Change is not Reform; Reform is not Obama; Obama is not Change!
what you want may not be what you get
The quote “Change is not reform” has repeatedly come to mind over the past year every time I see Senator B. Obama (D. Ill.) proclaiming his campaigns slogan of “Change we can believe in.” Russel Kirk wrote a biography of the son of Edmund Randolph who served in the U.S. Congress where he argued that change is not reform. (The election of 2008 show that phrase is true where the nation ask for change in particular the ridding of ear-marks and the next, differently controlled Congress failed to do so.) Whether or not Obama’s change is change we can believe we must be understood from what he believes in first. Paul Mirengoff a Powerline said: “Obama left Trinity Church for the same reason he joined it — political opportunism.” Mark Steyn describe Obama’s mixing of church and state in Pews you can lose at NR Corner:
“As one of the early trailblazers for the Rev Wright put it, greater love hath no man than to lay down his friends for his life. In among all the usual presidential ditching of inconvenient associations, I can’t think of anything to compare with Obama’s dumping of Trinity. It’s like Jimmy Carter renouncing his Baptist Church in Plains, Ga - although Carter never went so far as to title his campaign-launch promotional book after one of his preacher’s sermons. Perhaps it’s closer to Howard Dean quitting the Episcopal Church in Burlington, Vt over its objection to a proposed bike path - although even that arcane theological dispute seems more principled than Obama’s wholesale abandonment of Trinity, its congregation, and the man who married him and was entrusted with the spiritual education of his children.”
In Dr. Wright’s Talking Points at the Trinity United Church of Christ (Trinity UCC) website for 20070301 he tells us a brief history of systematized black liberation theology. He expresses that Trinity’s vision statement is based upon the systematized liberation theology that started in 1969 with the publication of Dr. James Cone’s book, Black Power and Black Theology. He mentions association with other liberation theology movements (such as Hispanic theology, Native American theology, Asian theology and Womanist theology.)

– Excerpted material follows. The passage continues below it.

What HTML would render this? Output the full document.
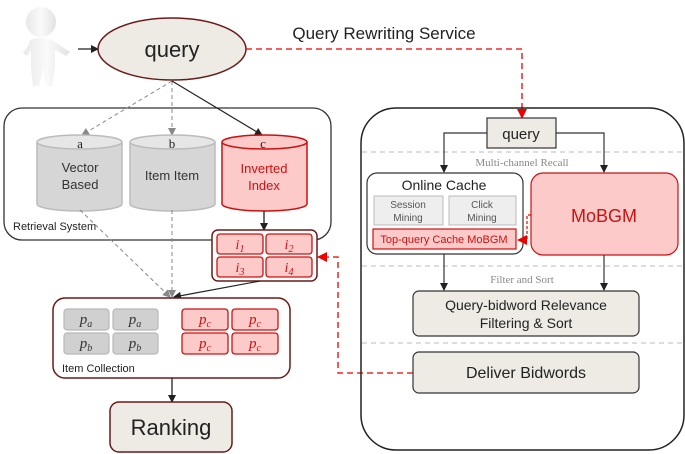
<!DOCTYPE html>
<html><head><meta charset="utf-8"><style>
html,body{margin:0;padding:0;background:#fff;}
svg{display:block;}
text{font-family:"Liberation Sans",sans-serif;}
.serif{font-family:"Liberation Serif",serif;}
</style></head><body>
<svg width="685" height="454" viewBox="0 0 685 454" xmlns="http://www.w3.org/2000/svg">
<defs>
<marker id="ab" markerWidth="8" markerHeight="8" refX="7" refY="4" orient="auto" markerUnits="userSpaceOnUse"><path d="M0,0 L8,4 L0,8 z" fill="#222"/></marker>
<marker id="ag" markerWidth="8" markerHeight="8" refX="7" refY="4" orient="auto" markerUnits="userSpaceOnUse"><path d="M0,0 L8,4 L0,8 z" fill="#888"/></marker>
<marker id="ar" markerWidth="10" markerHeight="10" refX="9" refY="5" orient="auto" markerUnits="userSpaceOnUse"><path d="M0,0 L10,5 L0,10 z" fill="#e00"/></marker>
<linearGradient id="pg" x1="0" x2="1"><stop offset="0" stop-color="#e8e8e8"/><stop offset="0.5" stop-color="#fafafa"/><stop offset="1" stop-color="#e2e2e2"/></linearGradient>
</defs>
<!-- person -->
<g fill="url(#pg)">
<circle cx="41" cy="22" r="15"/>
<path d="M30,40 Q41,36 52,40 L64,48 L70,52 L66,56 L55,50 L55,68 L52,86 L46,86 L43,68 L39,86 L33,86 L31,68 L31,50 L27,56 L23,53 L28,46 z"/>
</g>
<line x1="78" y1="49" x2="98" y2="49" stroke="#222" stroke-width="1.3" marker-end="url(#ab)"/>
<ellipse cx="172" cy="49" rx="74" ry="31" fill="#eeebe5" stroke="#6b1a1a" stroke-width="1.5"/>
<text x="172" y="57" font-size="22" text-anchor="middle" fill="#222">query</text>
<text x="384" y="39" font-size="17" text-anchor="middle" fill="#222">Query Rewriting Service</text>
<path d="M246,49 L522,49 L522,118" fill="none" stroke="#e00" stroke-width="1.3" stroke-dasharray="6,4" marker-end="url(#ar)"/>

<!-- retrieval system -->
<rect x="4" y="108" width="327" height="132" rx="18" fill="none" stroke="#333" stroke-width="1.3"/>
<line x1="172" y1="81" x2="82" y2="135" stroke="#888" stroke-dasharray="4,3" marker-end="url(#ag)"/>
<line x1="172" y1="81" x2="172" y2="135" stroke="#888" stroke-dasharray="4,3" marker-end="url(#ag)"/>
<line x1="172" y1="81" x2="262" y2="135" stroke="#222" stroke-width="1.2" marker-end="url(#ab)"/>
<g stroke="#bbb" stroke-width="1.5" fill="#d6d6d6">
<path d="M37,142 L37,204 A42.5,7 0 0 0 122,204 L122,142"/>
<ellipse cx="79.5" cy="142" rx="42.5" ry="7" fill="#e6e6e6"/>
<path d="M130,142 L130,204 A42.5,7 0 0 0 215,204 L215,142"/>
<ellipse cx="172.5" cy="142" rx="42.5" ry="7" fill="#e6e6e6"/>
</g>
<g stroke="#cc1111" stroke-width="1.5" fill="#fdcaca">
<path d="M222,142 L222,204 A42.5,7 0 0 0 307,204 L307,142"/>
<ellipse cx="264.5" cy="142" rx="42.5" ry="7" fill="#fdcaca"/>
</g>
<text class="serif" x="80" y="148" font-size="13" text-anchor="middle" fill="#222">a</text>
<text class="serif" x="172" y="148" font-size="13" text-anchor="middle" fill="#222">b</text>
<text class="serif" x="263" y="148" font-size="13" text-anchor="middle" fill="#222">c</text>
<text x="80" y="172" font-size="13" text-anchor="middle" fill="#333">Vector</text>
<text x="80" y="189" font-size="13" text-anchor="middle" fill="#333">Based</text>
<text x="172" y="180" font-size="13" text-anchor="middle" fill="#333">Item Item</text>
<text x="264" y="173" font-size="13" text-anchor="middle" fill="#cc1111">Inverted</text>
<text x="264" y="190" font-size="13" text-anchor="middle" fill="#cc1111">Index</text>
<text x="13" y="230" font-size="11" fill="#222">Retrieval System</text>

<line x1="264" y1="211" x2="264" y2="230" stroke="#222" stroke-width="1.3" marker-end="url(#ab)"/>
<rect x="212" y="230" width="105" height="51" rx="6" fill="#fff" stroke="#6b1a1a" stroke-width="1.5"/>
<g fill="#fdcaca" stroke="#cc1111" stroke-width="1.3">
<rect x="217" y="234" width="46" height="20" rx="3"/><rect x="266" y="234" width="46" height="20" rx="3"/>
<rect x="217" y="257" width="46" height="20" rx="3"/><rect x="266" y="257" width="46" height="20" rx="3"/>
</g>
<g class="serif" font-size="14" fill="#cc1111" font-style="italic" text-anchor="middle">
<text class="serif" x="240" y="249">i<tspan font-size="10" dy="3">1</tspan></text>
<text class="serif" x="289" y="249">i<tspan font-size="10" dy="3">2</tspan></text>
<text class="serif" x="240" y="272">i<tspan font-size="10" dy="3">3</tspan></text>
<text class="serif" x="289" y="272">i<tspan font-size="10" dy="3">4</tspan></text>
</g>
<path d="M413,373 L338,373 L338,257 L318,257" fill="none" stroke="#e00" stroke-width="1.3" stroke-dasharray="6,4" marker-end="url(#ar)"/>

<!-- converging arrows -->
<line x1="80" y1="210" x2="170" y2="297" stroke="#888" stroke-dasharray="4,3" marker-end="url(#ag)"/>
<line x1="172" y1="210" x2="172" y2="297" stroke="#888" stroke-dasharray="4,3" marker-end="url(#ag)"/>
<line x1="260" y1="281" x2="174" y2="297" stroke="#222" stroke-width="1.2" marker-end="url(#ab)"/>

<rect x="53" y="298" width="237" height="80" rx="12" fill="#fff" stroke="#6b1a1a" stroke-width="1.5"/>
<g fill="#d0d0d0" stroke="#b8b8b8" stroke-width="1.2">
<rect x="64" y="309" width="45" height="21" rx="3"/><rect x="113" y="309" width="45" height="21" rx="3"/>
<rect x="64" y="333" width="45" height="21" rx="3"/><rect x="113" y="333" width="45" height="21" rx="3"/>
</g>
<g fill="#fdcaca" stroke="#cc1111" stroke-width="1.3">
<rect x="182" y="309" width="46" height="21" rx="3"/><rect x="232" y="309" width="46" height="21" rx="3"/>
<rect x="182" y="333" width="46" height="21" rx="3"/><rect x="232" y="333" width="46" height="21" rx="3"/>
</g>
<g font-size="15" font-style="italic" text-anchor="middle">
<text class="serif" x="86" y="324" fill="#333">p<tspan font-size="10" dy="3">a</tspan></text>
<text class="serif" x="135" y="324" fill="#333">p<tspan font-size="10" dy="3">a</tspan></text>
<text class="serif" x="86" y="348" fill="#333">p<tspan font-size="10" dy="3">b</tspan></text>
<text class="serif" x="135" y="348" fill="#333">p<tspan font-size="10" dy="3">b</tspan></text>
<text class="serif" x="205" y="324" fill="#cc1111">p<tspan font-size="10" dy="3">c</tspan></text>
<text class="serif" x="255" y="324" fill="#cc1111">p<tspan font-size="10" dy="3">c</tspan></text>
<text class="serif" x="205" y="348" fill="#cc1111">p<tspan font-size="10" dy="3">c</tspan></text>
<text class="serif" x="255" y="348" fill="#cc1111">p<tspan font-size="10" dy="3">c</tspan></text>
</g>
<text x="62" y="372" font-size="11" fill="#222">Item Collection</text>
<line x1="172" y1="378" x2="172" y2="402" stroke="#222" stroke-width="1.3" marker-end="url(#ab)"/>
<rect x="110" y="402" width="122" height="50" rx="9" fill="#eeebe5" stroke="#6b1a1a" stroke-width="1.5"/>
<text x="171" y="435" font-size="22" text-anchor="middle" fill="#222">Ranking</text>

<!-- right box -->
<rect x="361" y="108" width="323" height="342" rx="35" fill="none" stroke="#222" stroke-width="1.5"/>
<g stroke="#bbb" stroke-dasharray="5,4"><line x1="362" y1="152" x2="684" y2="152"/><line x1="362" y1="266" x2="684" y2="266"/><line x1="362" y1="343" x2="684" y2="343"/></g>
<rect x="487" y="118" width="69" height="30" fill="#eeebe5" stroke="#333" stroke-width="1.2"/>
<text x="521" y="139" font-size="15" text-anchor="middle" fill="#222">query</text>
<path d="M487,133 L444,133 L444,172" fill="none" stroke="#333" stroke-width="1.2" marker-end="url(#ab)"/>
<path d="M556,133 L604,133 L604,172" fill="none" stroke="#333" stroke-width="1.2" marker-end="url(#ab)"/>
<text class="serif" x="522" y="166" font-size="11" text-anchor="middle" fill="#888">Multi-channel Recall</text>
<rect x="367" y="173" width="156" height="81" rx="10" fill="#fff" stroke="#333" stroke-width="1.2"/>
<text x="444" y="190" font-size="14" text-anchor="middle" fill="#222">Online Cache</text>
<rect x="374" y="196" width="69" height="29" fill="#eee" stroke="#bbb"/>
<rect x="449" y="196" width="67" height="29" fill="#eee" stroke="#bbb"/>
<text x="408" y="208" font-size="10" text-anchor="middle" fill="#555">Session</text>
<text x="408" y="221" font-size="10" text-anchor="middle" fill="#555">Mining</text>
<text x="482" y="208" font-size="10" text-anchor="middle" fill="#555">Click</text>
<text x="482" y="221" font-size="10" text-anchor="middle" fill="#555">Mining</text>
<rect x="373" y="229" width="143" height="20" fill="#fdcaca" stroke="#cc1111" stroke-width="1.2"/>
<text x="444" y="243" font-size="11" text-anchor="middle" fill="#cc1111">Top-query Cache MoBGM</text>
<rect x="531" y="173" width="147" height="82" rx="12" fill="#fdcaca" stroke="#cc1111" stroke-width="1.2"/>
<text x="604" y="222" font-size="18" text-anchor="middle" fill="#cc1111">MoBGM</text>
<path d="M531,215 L527,215 L527,240 L518,240" fill="none" stroke="#e00" stroke-width="1.2" stroke-dasharray="3,2" marker-end="url(#ar)"/>
<text class="serif" x="522" y="283" font-size="11" text-anchor="middle" fill="#888">Filter and Sort</text>
<line x1="444" y1="254" x2="444" y2="290" stroke="#333" stroke-width="1.2" marker-end="url(#ab)"/>
<line x1="604" y1="255" x2="604" y2="290" stroke="#333" stroke-width="1.2" marker-end="url(#ab)"/>
<rect x="413" y="291" width="226" height="45" rx="6" fill="#eeebe5" stroke="#333" stroke-width="1.2"/>
<text x="526" y="310" font-size="14" text-anchor="middle" fill="#222">Query-bidword Relevance</text>
<text x="526" y="328" font-size="14" text-anchor="middle" fill="#222">Filtering &amp; Sort</text>
<rect x="413" y="352" width="226" height="41" rx="6" fill="#eeebe5" stroke="#333" stroke-width="1.2"/>
<text x="526" y="378" font-size="16" text-anchor="middle" fill="#222">Deliver Bidwords</text>
</svg>
</body></html>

There are questions still to be answered by Obama. He said yesterday in the news conference after the Democratic National Committee met that his wife and and himself are looking for a similar church to replace Trinity UCC. Besides poliical expediency is it just the messengers or the message that caused the Obama to abandon their twenty year relationship with Trinity UCC? We need to know this of one of the choices for President before the election this Fall.
“systematized liberation theology that started in 1969” is the same one of which Joseph Cardinal Ratzinger discussed in Preliminary Notes on Liberation Theology:
“liberation theology intends to supply a new total interpretation of the Christian reality; it explains Christianity as a praxis of liberation and sees itself as the guide to this praxis. However, since in its view all reality is political, liberation is also a political concept and the guide to liberation must he a guide to political action:
“Nothing lies outside … political commitment. Everything has a political color.” A theology that is not “practical”; i.e., not essentially political, is regarded as “idealistic” and thus as lacking in reality, or else it is condemned as a vehicle for the oppressors’ maintenance of power.” Emphasis Mine
Are we to take refuge for safety in the Obama’s justice? Do we want to spend every day politically aware? Liberation theology is modeled upon the failed social experimentation of the not-quite-forgotten Soviet Union: where everything was political.
When we know what change we need, fight to achieve it. Hear Moses’ words to raise up and to open up your hearts to lead and to guide us with courage to know the change we desire –otherwise it isn’t any reform at all.
Moses told the people,
“Take these words of mine into your heart and soul.
Bind them at your wrist as a sign,
and let them be a pendant on your forehead.